I wrote a bit about our hotel experience here: Madison Beach Hotel, Curio Collection by Hilton. Bottom Line Review. The most notable differences between our stay during COVID and normal times were:
- Masks are required in all common areas.
- Upon check-in, a sticker on our door proved that the room hadn’t been entered since it was cleaned.
- The hotel restaurant was not open for breakfast. Instead, they brought us an inadequate (in my opinion) breakfast basket each morning.
- Housekeeping services were not automatic. You had to call to request service.

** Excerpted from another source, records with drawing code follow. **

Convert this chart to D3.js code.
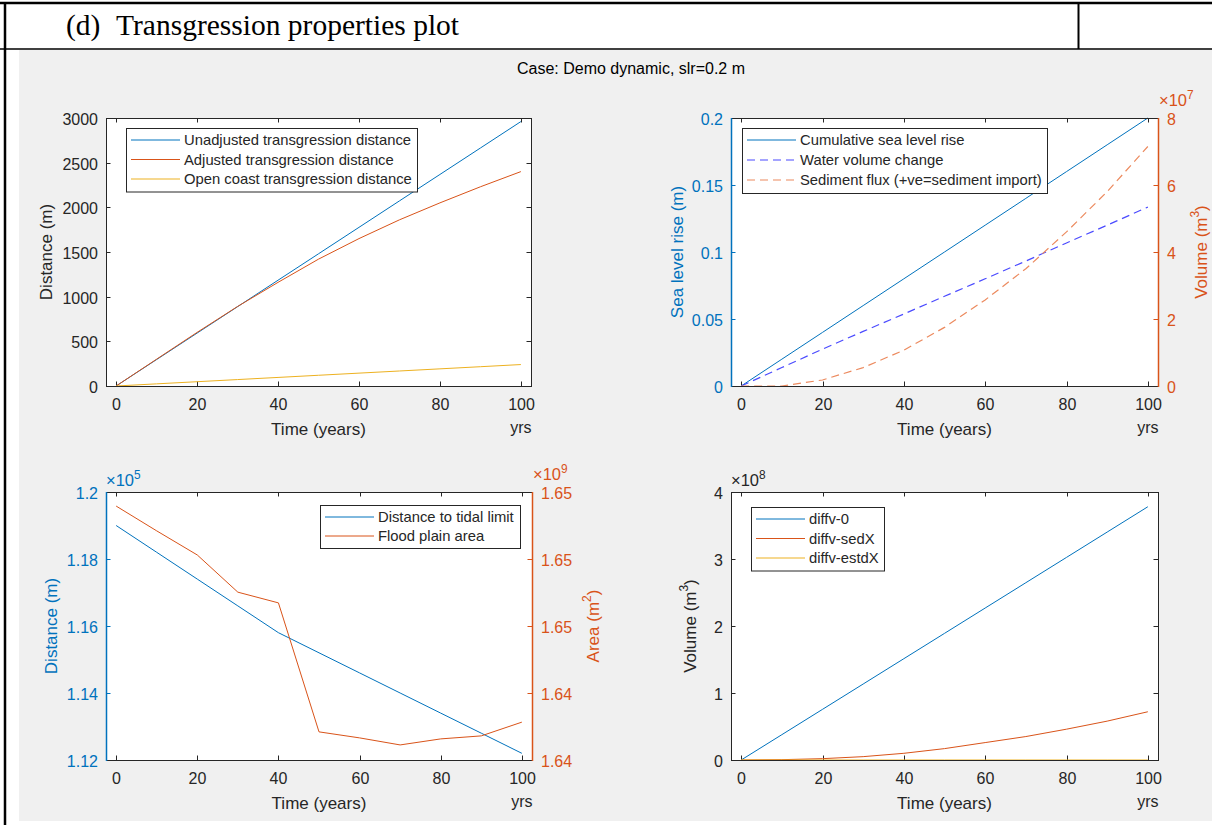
<!DOCTYPE html>
<html lang="en">
<head>
<meta charset="UTF-8">
<title>Transgression properties plot</title>
<script src="https://d3js.org/d3.v7.min.js"></script>
<style>
body { margin: 0; background: #fff; }
svg { display: block; }
.tick-label { font: 16px "Liberation Sans", Arial, sans-serif; }
.ax-label { font: 17px "Liberation Sans", Arial, sans-serif; }
.legend-text { font: 14.8px "Liberation Sans", Arial, sans-serif; fill: #262626; }
</style>
</head>
<body>
<svg width="1212" height="825"></svg>
<script>
// ---- data ----
const years = [0, 10, 20, 30, 40, 50, 60, 70, 80, 90, 100];

// (a) transgression distances, m
const unadjustedDist = [0, 296, 592, 888, 1184, 1480, 1776, 2072, 2368, 2664, 2960];
const adjustedDist   = [0, 300, 600, 890, 1160, 1420, 1650, 1860, 2050, 2230, 2400];
const openCoastDist  = [0, 24, 48, 72, 96, 120, 144, 168, 192, 216, 240];

// (b) sea level rise (m) and volumes (x1e7 m^3)
const seaLevelRise   = [0, 0.02, 0.04, 0.06, 0.08, 0.10, 0.12, 0.14, 0.16, 0.18, 0.20];
const waterVolume    = [0, 0.55, 1.1, 1.63, 2.15, 2.68, 3.2, 3.73, 4.27, 4.8, 5.34];
const sedimentFlux   = [0, 0, 0.18, 0.55, 1.07, 1.75, 2.57, 3.5, 4.6, 5.8, 7.15];

// (c) distance to tidal limit (x1e5 m) and flood plain area (x1e9 m^2)
const tidalLimitDist = [1.19, 1.182, 1.174, 1.166, 1.158, 1.152, 1.146, 1.140, 1.134, 1.128, 1.122];
const floodPlainArea = [1.64958, 1.64884, 1.64812, 1.64701, 1.64669, 1.64284, 1.64266, 1.64245, 1.64263, 1.64272, 1.64313];

// (d) volume differences, x1e8 m^3
const diffv0    = [0, 0.378, 0.756, 1.134, 1.512, 1.89, 2.268, 2.646, 3.024, 3.402, 3.78];
const diffvSedX = [0, 0.005, 0.02, 0.05, 0.1, 0.17, 0.26, 0.35, 0.46, 0.58, 0.72];
const diffvEstdX = [0, 0, 0, 0, 0, 0, 0, 0, 0, 0, 0];

const xTicks = [0, 20, 40, 60, 80, 100];

const BLUE = "#0072BD", ORANGE = "#D95319", YELLOW = "#EDB120", DARK = "#262626";

const svg = d3.select("svg");

// ---- document frame ----
svg.append("rect").attr("x", 19).attr("y", 50).attr("width", 1193).attr("height", 771).attr("fill", "#f0f0f0");
svg.append("line").attr("x1", 0).attr("x2", 1212).attr("y1", 3).attr("y2", 3).attr("stroke", "#000").attr("stroke-width", 2.5);
svg.append("line").attr("x1", 0).attr("x2", 1212).attr("y1", 49).attr("y2", 49).attr("stroke", "#000").attr("stroke-width", 1.5);
svg.append("line").attr("x1", 5).attr("x2", 5).attr("y1", 2).attr("y2", 825).attr("stroke", "#000").attr("stroke-width", 2.5);
svg.append("line").attr("x1", 1078.5).attr("x2", 1078.5).attr("y1", 3).attr("y2", 49).attr("stroke", "#000").attr("stroke-width", 2);
const serif = "29.5px 'Liberation Serif', 'Times New Roman', serif";
svg.append("text").attr("x", 66).attr("y", 35).style("font", serif).attr("fill", "#000").text("(d)");
svg.append("text").attr("x", 116).attr("y", 35).style("font", serif).attr("fill", "#000")
  .text("Transgression properties plot");

svg.append("text").attr("x", 631).attr("y", 74).attr("text-anchor", "middle")
  .style("font", "16px 'Liberation Sans', Arial, sans-serif").attr("fill", "#000")
  .text("Case: Demo dynamic, slr=0.2 m");

// superscript helper: base text + raised exponent
function supText(g, x, y, base, sup, color, size, anchor) {
  const t = g.append("text").attr("x", x).attr("y", y).attr("fill", color)
    .attr("text-anchor", anchor || "start")
    .style("font", size + "px 'Liberation Sans', Arial, sans-serif");
  t.append("tspan").text(base);
  t.append("tspan").attr("dy", -size * 0.45).style("font-size", (size * 0.72) + "px").text(sup);
  return t;
}

function panel(cfg) {
  const g = svg.append("g");
  const x = d3.scaleLinear().domain([-2.5, 102.5]).range(cfg.xr);
  const y = d3.scaleLinear().domain(cfg.yl.domain).range(cfg.yr);
  const y2 = cfg.y2 ? d3.scaleLinear().domain(cfg.y2.domain).range(cfg.yr) : null;
  const [x0, x1] = cfg.xr, [yb, yt] = cfg.yr;

  g.append("rect").attr("x", x0).attr("y", yt).attr("width", x1 - x0).attr("height", yb - yt)
    .attr("fill", "#fff");

  const tl = 4.5;
  // x ticks top + bottom
  xTicks.forEach(v => {
    const px = Math.round(x(v)) + 0.5;
    g.append("line").attr("x1", px).attr("x2", px).attr("y1", yb).attr("y2", yb - tl).attr("stroke", DARK);
    g.append("line").attr("x1", px).attr("x2", px).attr("y1", yt).attr("y2", yt + tl).attr("stroke", DARK);
    g.append("text").attr("class", "tick-label").attr("x", px).attr("y", yb + 24)
      .attr("text-anchor", "middle").attr("fill", DARK).text(v);
  });
  g.append("text").attr("class", "tick-label").attr("x", x(100)).attr("y", yb + 47)
    .attr("text-anchor", "middle").attr("fill", DARK).text("yrs");
  g.append("text").attr("class", "ax-label").attr("x", (x0 + x1) / 2).attr("y", yb + 49)
    .attr("text-anchor", "middle").attr("fill", DARK).text("Time (years)");

  const lc = cfg.yl.color;
  // left y ticks
  cfg.yl.ticks.forEach(v => {
    const py = Math.round(y(v)) + 0.5;
    g.append("line").attr("x1", x0).attr("x2", x0 + tl).attr("y1", py).attr("y2", py).attr("stroke", lc);
    if (!y2) g.append("line").attr("x1", x1).attr("x2", x1 - tl).attr("y1", py).attr("y2", py).attr("stroke", DARK);
    g.append("text").attr("class", "tick-label").attr("x", x0 - 8).attr("y", py + 6)
      .attr("text-anchor", "end").attr("fill", lc).text(cfg.yl.fmt(v));
  });
  if (y2) {
    cfg.y2.ticks.forEach(v => {
      const py = Math.round(y2(v)) + 0.5;
      g.append("line").attr("x1", x1).attr("x2", x1 - tl).attr("y1", py).attr("y2", py).attr("stroke", cfg.y2.color);
      g.append("text").attr("class", "tick-label").attr("x", x1 + 9).attr("y", py + 6)
        .attr("fill", cfg.y2.color).text(cfg.y2.fmt(v));
    });
  }

  // lines
  const clip = "clip" + cfg.id;
  g.append("clipPath").attr("id", clip).append("rect")
    .attr("x", x0).attr("y", yt - 1).attr("width", x1 - x0).attr("height", yb - yt + 2);
  cfg.series.forEach(s => {
    const sc = s.right ? y2 : y;
    const line = d3.line().x((d, i) => x(years[i])).y(d => sc(d));
    g.append("path").datum(s.values).attr("d", line).attr("fill", "none")
      .attr("stroke", s.color).attr("stroke-width", s.width || 1)
      .attr("stroke-dasharray", s.dash || null).attr("clip-path", "url(#" + clip + ")");
  });

  // frame
  g.append("line").attr("x1", x0).attr("x2", x1).attr("y1", yb + 0.5).attr("y2", yb + 0.5).attr("stroke", DARK);
  g.append("line").attr("x1", x0).attr("x2", x1).attr("y1", yt + 0.5).attr("y2", yt + 0.5).attr("stroke", DARK);
  g.append("line").attr("x1", x0 + 0.5).attr("x2", x0 + 0.5).attr("y1", yt).attr("y2", yb + 1).attr("stroke", lc).attr("stroke-width", y2 ? 1.5 : 1);
  g.append("line").attr("x1", x1 + 0.5).attr("x2", x1 + 0.5).attr("y1", yt).attr("y2", yb + 1)
    .attr("stroke", y2 ? cfg.y2.color : DARK).attr("stroke-width", y2 ? 1.5 : 1);

  // axis labels
  const ly = (yt + yb) / 2;
  const lt = g.append("text").attr("class", "ax-label").attr("transform", `translate(${cfg.yl.labelX},${ly}) rotate(-90)`)
    .attr("text-anchor", "middle").attr("fill", lc);
  lt.append("tspan").text(cfg.yl.label);
  if (cfg.yl.labelSup) {
    lt.append("tspan").attr("dy", -8).style("font-size", "12px").text(cfg.yl.labelSup);
    lt.append("tspan").attr("dy", 8).text(")");
  }
  if (cfg.yl.exp) supText(g, x0, yt - 6, "\u00d710", cfg.yl.exp, lc, 16.5);
  if (y2) {
    const rt = g.append("text").attr("class", "ax-label").attr("transform", `translate(${cfg.y2.labelX},${ly}) rotate(-90)`)
      .attr("text-anchor", "middle").attr("fill", cfg.y2.color);
    rt.append("tspan").text(cfg.y2.label);
    rt.append("tspan").attr("dy", -8).style("font-size", "12px").text(cfg.y2.labelSup);
    rt.append("tspan").attr("dy", 8).text(")");
    supText(g, x1 + 1, yt - 12, "\u00d710", cfg.y2.exp, cfg.y2.color, 16.5);
  }

  // legend
  const L = cfg.legend;
  g.append("rect").attr("x", L.x + 0.5).attr("y", L.y + 0.5).attr("width", L.w).attr("height", L.rowH * L.items.length + 5)
    .attr("fill", "#fff").attr("stroke", DARK).attr("stroke-width", 1);
  L.items.forEach((it, i) => {
    const ry = L.y + 12 + i * L.rowH;
    g.append("line").attr("x1", L.x + 5).attr("x2", L.x + 54).attr("y1", ry).attr("y2", ry)
      .attr("stroke", it.color).attr("stroke-dasharray", it.dash || null).attr("stroke-width", it.width || 1);
    g.append("text").attr("class", "legend-text").attr("x", L.x + 58).attr("y", ry + 5).text(it.name);
  });
}

const fmtInt = d => d;
panel({
  id: "a", xr: [106, 531], yr: [386, 118],
  yl: { domain: [0, 3000], ticks: d3.range(0, 3001, 500), fmt: fmtInt, color: DARK, label: "Distance (m)", labelX: 52 },
  series: [
    { values: unadjustedDist, color: BLUE },
    { values: adjustedDist, color: ORANGE },
    { values: openCoastDist, color: YELLOW }
  ],
  legend: { x: 126, y: 128, w: 291, rowH: 19.5, items: [
    { name: "Unadjusted transgression distance", color: BLUE },
    { name: "Adjusted transgression distance", color: ORANGE },
    { name: "Open coast transgression distance", color: YELLOW }
  ] }
});

const BLUE_DASH = "#4a4aff", ORANGE_DASH = "#ec8a5e";
panel({
  id: "b", xr: [731, 1158], yr: [386, 118],
  yl: { domain: [0, 0.2], ticks: [0, 0.05, 0.1, 0.15, 0.2], fmt: d => d, color: BLUE, label: "Sea level rise (m)", labelX: 683 },
  y2: { domain: [0, 8], ticks: [0, 2, 4, 6, 8], fmt: fmtInt, color: ORANGE, label: "Volume (m", labelSup: "3", labelX: 1207, exp: "7" },
  series: [
    { values: seaLevelRise, color: BLUE },
    { values: waterVolume, color: BLUE_DASH, dash: "8,5", right: true, width: 1.2 },
    { values: sedimentFlux, color: ORANGE_DASH, dash: "8,5", right: true, width: 1.2 }
  ],
  legend: { x: 742, y: 128, w: 305, rowH: 20, items: [
    { name: "Cumulative sea level rise", color: BLUE },
    { name: "Water volume change", color: BLUE_DASH, dash: "8,5", width: 1.2 },
    { name: "Sediment flux (+ve=sediment import)", color: ORANGE_DASH, dash: "8,5", width: 1.2 }
  ] }
});

panel({
  id: "c", xr: [106, 532], yr: [760, 492],
  yl: { domain: [1.12, 1.2], ticks: [1.12, 1.14, 1.16, 1.18, 1.2], fmt: d => d3.format(".3~f")(d), color: BLUE, label: "Distance (m)", labelX: 57, exp: "5" },
  y2: { domain: [1.642, 1.650], ticks: [1.642, 1.644, 1.646, 1.648, 1.650], fmt: d => d.toFixed(2), color: ORANGE, label: "Area (m", labelSup: "2", labelX: 599, exp: "9" },
  series: [
    { values: tidalLimitDist, color: BLUE },
    { values: floodPlainArea, color: ORANGE, right: true }
  ],
  legend: { x: 320, y: 505, w: 200, rowH: 19, items: [
    { name: "Distance to tidal limit", color: BLUE },
    { name: "Flood plain area", color: ORANGE }
  ] }
});

panel({
  id: "d", xr: [731, 1158], yr: [760, 492],
  yl: { domain: [0, 4], ticks: [0, 1, 2, 3, 4], fmt: fmtInt, color: DARK, label: "Volume (m", labelSup: "3", labelX: 696, exp: "8" },
  series: [
    { values: diffv0, color: BLUE },
    { values: diffvSedX, color: ORANGE },
    { values: diffvEstdX, color: YELLOW }
  ],
  legend: { x: 751, y: 507, w: 133, rowH: 19.5, items: [
    { name: "diffv-0", color: BLUE },
    { name: "diffv-sedX", color: ORANGE },
    { name: "diffv-estdX", color: YELLOW }
  ] }
});
</script>
</body>
</html>
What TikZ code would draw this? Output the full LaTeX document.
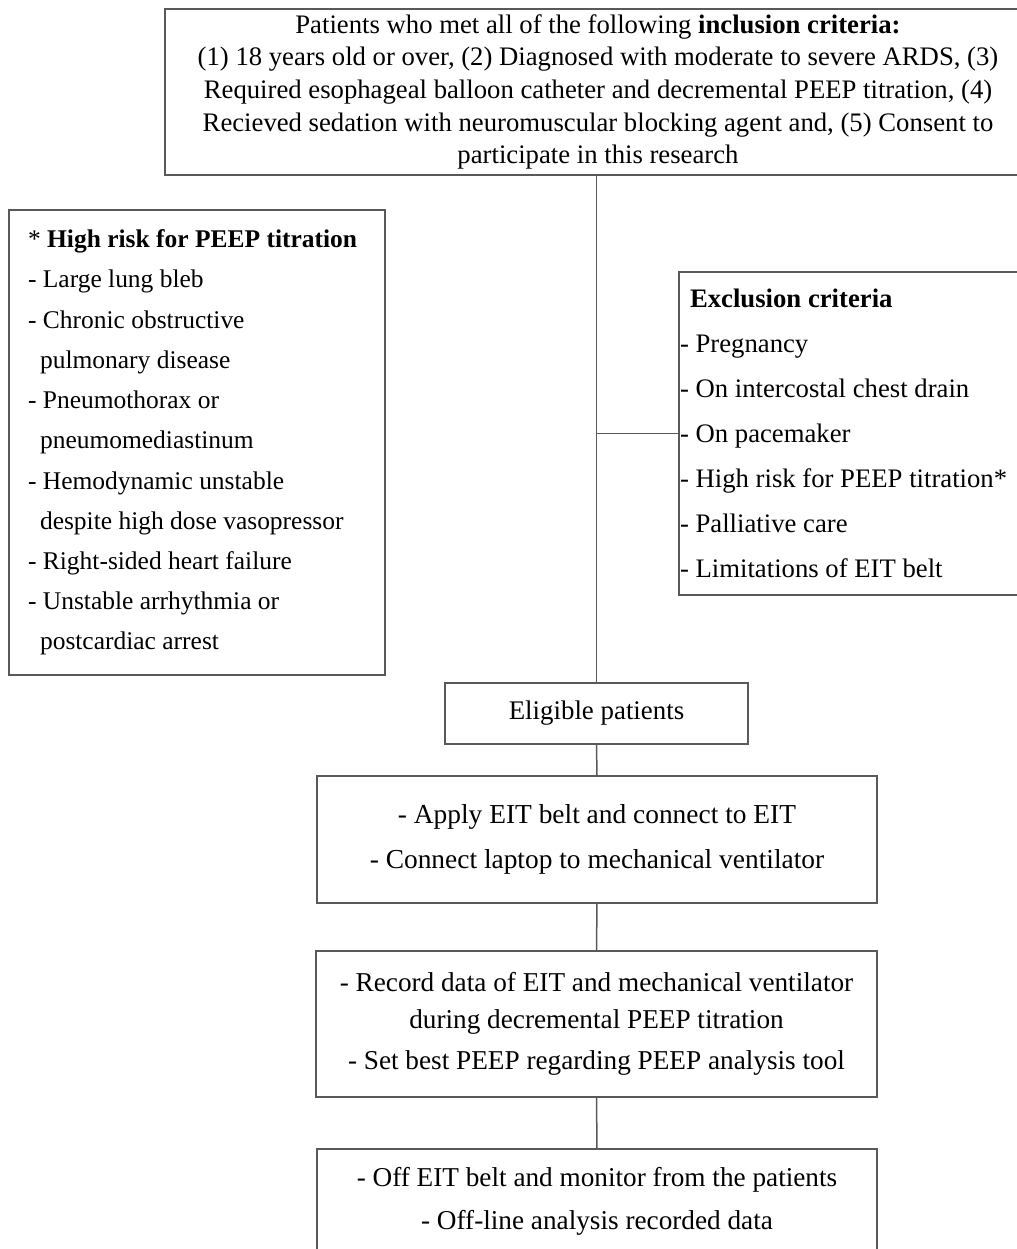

Other than disliking how they handled breakfast, we enjoyed our stay at the Madison Beach Hotel. Every room has a large ocean-facing balcony. We spent a lot of time enjoying that balcony! Plus, once we were out on the beach, we were able to forget about COVID since the beach wasn’t crowded.
Bed & Breakfast
In Newport, Rhode Island, we stayed at the Francis Malbone House B&B. Everything about the inn was fantastic, including the courtyard shown above.
Masks are required indoors except in your own room. The inn continued to provide daily housekeeping and turndown service, but we had the option to decline it (we didn’t). Breakfast mains were served directly to our table, but drinks were self-service. They also had a buffet for extra breakfast items and for afternoon snacks. The buffet apparently used to be self-serve, but now it is behind glass where a staff member serves whatever you want.
There’s no doubt that traveling and vacationing during COVID is different. Very different. But in my experience, as long as you’re lucky with the weather, it’s still possible to stay safe and have a great time. We thoroughly enjoyed our trip to Connecticut and Rhode Island. Yes, it was a little annoying having to wear masks so often, but we got used to it. I thought it was a very small price to pay for a very enjoyable vacation.